Le stage a donc comporté trois journées consacrées à des exposés sur les tendances et les résultats de la recherche, pour chaque grande période, l'accent étant mis plus particulièrement sur l'histoire immédiate et sur l'histoire des mentalités sous l'Ancien Régime. Chaque exposé s'est appuyé sur une bibliographie d'ouvrages accessibles à un public non spécialisé. Des listes bibliographiques ont été données sur des thèmes non abordés au cours du stage mais qui intéressaient les stagiaires (Mouvement ouvrier, Révolution française, Moyen-Orient).

Une autre journée a été consacrée aux problèmes de l'histoire locale.

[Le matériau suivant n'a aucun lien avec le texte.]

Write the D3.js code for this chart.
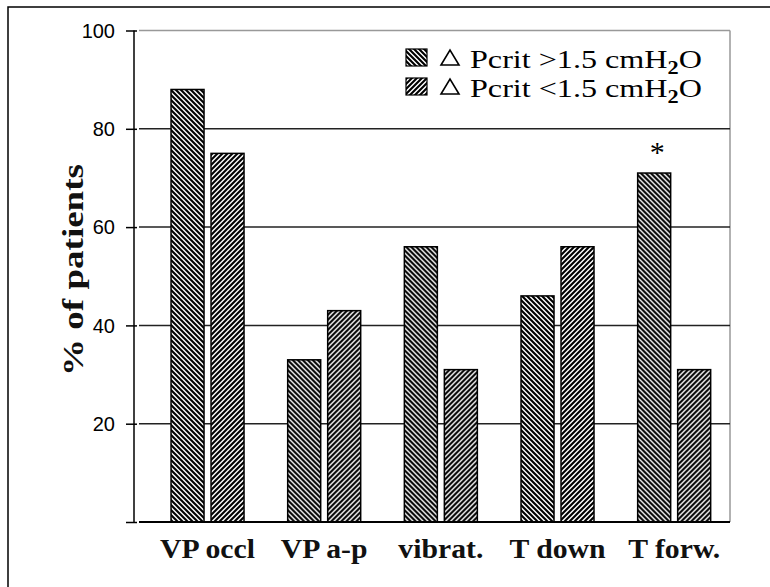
<!DOCTYPE html>
<html>
<head>
<meta charset="utf-8">
<script src="https://cdn.jsdelivr.net/npm/d3@7"></script>
<style>
  html, body { margin: 0; padding: 0; background: #fff; }
  svg { display: block; }
</style>
</head>
<body>
<svg id="chart" width="770" height="587"></svg>
<script>
// ---- data ----
const categories = ["VP occl", "VP a-p", "vibrat.", "T down", "T forw."];
const seriesKeys = ["above", "below"];
const seriesLabels = ["Pcrit >1.5 cmH", "Pcrit <1.5 cmH"];
const aboveValues = [88, 33, 56, 46, 71];
const belowValues = [75, 43, 31, 56, 31];
const yTicks = [0, 20, 40, 60, 80, 100];
const yTickLabels = ["", "20", "40", "60", "80", "100"];
const significantCategories = ["T forw."];
const yTitle = "% of patients";

const svg = d3.select("#chart");
const serif = "'Liberation Serif','Times New Roman',serif";
const sans = "'Liberation Sans',Arial,sans-serif";

// patterns
const defs = svg.append("defs");
function stripePattern(id, d) {
  const p = defs.append("pattern").attr("id", id)
    .attr("patternUnits", "userSpaceOnUse").attr("width", 5).attr("height", 5);
  p.append("rect").attr("width", 5).attr("height", 5).attr("fill", "#fff");
  p.append("path").attr("d", d).attr("stroke", "#000").attr("stroke-width", 2.1)
    .attr("fill", "none");
}
stripePattern("pat-above", "M-1,-1L6,6M-1,4L1,6M4,-1L6,1");
stripePattern("pat-below", "M-1,6L6,-1M-1,1L1,-1M4,6L6,4");
const fills = { above: "url(#pat-above)", below: "url(#pat-below)" };

// outer frame
svg.append("rect").attr("x", 8).attr("y", 7).attr("width", 800).attr("height", 620)
  .attr("fill", "none").attr("stroke", "#000").attr("stroke-width", 1.5);

// scales
const plotLeft = 139, plotRight = 730;
const y = d3.scaleLinear().domain([0, 100]).range([522, 30.5]);
const x0 = d3.scaleBand().domain(categories).range([149.2, 732.5]).paddingInner(0).paddingOuter(0);
const groupW = 73;
const x1 = d3.scaleBand().domain(seriesKeys).range([0, groupW]).paddingInner(0.175).paddingOuter(0);

const data = categories.map((c, i) => ({ cat: c, above: aboveValues[i], below: belowValues[i] }));

// plot area border (grey top and right)
svg.append("line").attr("x1", plotLeft).attr("x2", plotRight).attr("y1", y(100)).attr("y2", y(100))
  .attr("stroke", "#999").attr("stroke-width", 1.5);
svg.append("line").attr("x1", plotRight).attr("x2", plotRight).attr("y1", y(100)).attr("y2", y(0))
  .attr("stroke", "#999").attr("stroke-width", 1.5);

// gridlines
svg.append("g").selectAll("line").data(yTicks.filter(t => t > 0 && t < 100)).join("line")
  .attr("x1", plotLeft).attr("x2", plotRight)
  .attr("y1", d => y(d)).attr("y2", d => y(d))
  .attr("stroke", "#222").attr("stroke-width", 1.5);

// y axis
const yAxis = d3.axisLeft(y).tickValues(yTicks).tickSize(8)
  .tickFormat((d, i) => yTickLabels[i]);
const yg = svg.append("g").attr("transform", "translate(134,0)").call(yAxis);
yg.select(".domain").attr("stroke", "#000").attr("stroke-width", 1.5).attr("d", `M0,${y(100)}V${y(0)}`);
yg.selectAll(".tick line").attr("stroke", "#000").attr("stroke-width", 1.5).attr("x2", -8).attr("x1", 3);
yg.selectAll(".tick text").attr("font-family", sans).attr("font-size", 20).attr("fill", "#000")
  .attr("x", -19).attr("dy", "0.34em");

// bars
const groups = svg.append("g").selectAll("g").data(data).join("g")
  .attr("transform", d => `translate(${x0(d.cat) + x0.bandwidth() / 2 - groupW / 2},0)`);
groups.selectAll("rect").data(d => seriesKeys.map(k => ({ key: k, value: d[k] }))).join("rect")
  .attr("x", d => x1(d.key)).attr("width", x1.bandwidth())
  .attr("y", d => y(d.value)).attr("height", d => y(0) - y(d.value))
  .attr("fill", d => fills[d.key]).attr("stroke", "#000").attr("stroke-width", 1.5);

// baseline
svg.append("line").attr("x1", plotLeft).attr("x2", plotRight).attr("y1", y(0)).attr("y2", y(0))
  .attr("stroke", "#000").attr("stroke-width", 2);

// significance asterisk
svg.append("g").selectAll("text").data(data.filter(d => significantCategories.includes(d.cat))).join("text")
  .attr("x", d => x0(d.cat) + x0.bandwidth() / 2 - groupW / 2 + x1("above") + x1.bandwidth() / 2 + 3)
  .attr("y", d => y(d.above) - 11)
  .attr("text-anchor", "middle").attr("font-family", serif).attr("font-size", 30).text("*");

// helper: stretch text horizontally to a target width
function stretch(textSel, target) {
  const w = textSel.node().getComputedTextLength();
  const s = target / w;
  textSel.attr("transform", `scale(${s},1)`);
  return s;
}

// category labels
const catG = svg.append("g").selectAll("g").data(categories).join("g")
  .attr("transform", c => `translate(${x0(c) + x0.bandwidth() / 2},558)`);
const catTexts = catG.append("text").attr("text-anchor", "middle")
  .attr("font-family", serif).attr("font-weight", "bold").attr("font-size", 27)
  .attr("fill", "#111").text(c => c);
const refW = catTexts.filter((c, i) => i === 0).node().getComputedTextLength();
const catScale = 95 / refW;
catTexts.attr("transform", `scale(${catScale},1)`);

// y title
const yt = svg.append("g").attr("transform", "translate(83,270) rotate(-90)")
  .append("text").attr("text-anchor", "middle")
  .attr("font-family", serif).attr("font-weight", "bold").attr("font-size", 29)
  .attr("fill", "#111").text(yTitle);
stretch(yt, 212);

// legend
const legend = svg.append("g");
seriesKeys.forEach((k, i) => {
  const by = 68 + i * 29;
  legend.append("rect").attr("x", 406).attr("y", by - 19).attr("width", 21).attr("height", 17)
    .attr("fill", fills[k]).attr("stroke", "#000").attr("stroke-width", 1.2);
  legend.append("path")
    .attr("d", `M${441},${by - 3}L${459},${by - 3}L${450},${by - 18}Z`)
    .attr("fill", "none").attr("stroke", "#000").attr("stroke-width", 1.6)
    .attr("stroke-linejoin", "miter");
  const g = legend.append("g").attr("transform", `translate(470,${by})`);
  const t = g.append("text").attr("font-family", serif).attr("font-size", 26).attr("fill", "#000");
  t.append("tspan").text(seriesLabels[i]);
  t.append("tspan").attr("font-size", 18).attr("font-weight", "bold").attr("dy", 6).text("2");
  t.append("tspan").attr("dy", -6).text("O");
  stretch(t, 232);
});
</script>
</body>
</html>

Le dernier jour a été l'occasion d'un bilan sur les tendances de l'édition historique et d'une réflexion sur les critères à adopter pour les acquisitions d'ouvrages d'histoire dans les bibliothèques publiques. Les discussions ont pris comme base de départ les documents établis par les stagiaires (acquisitions des derniers mois dans leur bibliothèque, demandes de renseignements concernant des questions historiques formulées par les lecteurs) et les problèmes soulevés tout au long du stage.

Nous avons pu nous assurer le concours d'universitaires spécialistes des thèmes ou des périodes traitées : Jean Lecuir (Paris-Nanterre) qui a suivi l'ensemble du stage, Henry Rousso et Arlette Farge (attachés de recherche au CNRS), Jean-Pierre Azema (Institut d'études politiques), Michel Sot (Paris X-Nanterre).

Sont également intervenues : Nicole Simon (Bibliothèque municipale de St-Denis) et Claire Berche (Service d'archives du Val-de-Marne).

En guise de conclusion

La formation permanente des personnels des bibliothèques s'est considérablement développée et nul ne met en doute que les bénéficiaires de cette formation, ainsi que les établissements où ils exercent, en aient tiré un grand profit. Toutefois, en pensant aux acquis de ces dernières années, une certaine inquiétude se mêle à notre satisfaction : ne sommes nous pas en train de construire un colosse aux pieds d'argile ? Le colosse, c'est l'enthousiasme des stagiaires, leur volonté d'aboutir à des réalisations concrètes : groupe de travail permanent, liaison avec d'autres structures culturelles comme le Palais de la découverte, ou les services d'archives ; le colosse, c'est aussi les encouragements et l'aide efficace qui nous sont donnés par les spécialistes de toute origine : journalistes, écrivains, éditeurs, universitaires ; spécialistes éminents parfois puisque le stage sur le roman, dont nous n'avons point fait ci-dessus le compte rendu, nous a permis de réunir des personnalités aussi connues que Bertrand Poirot-Delpech, Maurice Nadeau ou Anne Golon. Mais « les pieds d'argile », c'est la base fragile sur laquelle tout ceci repose : une certaine expérience pédagogique et beaucoup d'imagination ne sauraient pallier l'absence de concertation entre les partenaires chargés de promouvoir la formation, concertation qui seule pourrait assurer la cohérence des contenus et des méthodes ; la persévérance d'une petite équipe et le dévouement ne sauraient compenser le manque de moyens dont disposent les bibliothèques d'application de l'École nationale supérieure de bibliothécaires, et tout particulièrement le manque de conservateurs affectés à l'encadrement et à la programmation des actions de formation continue.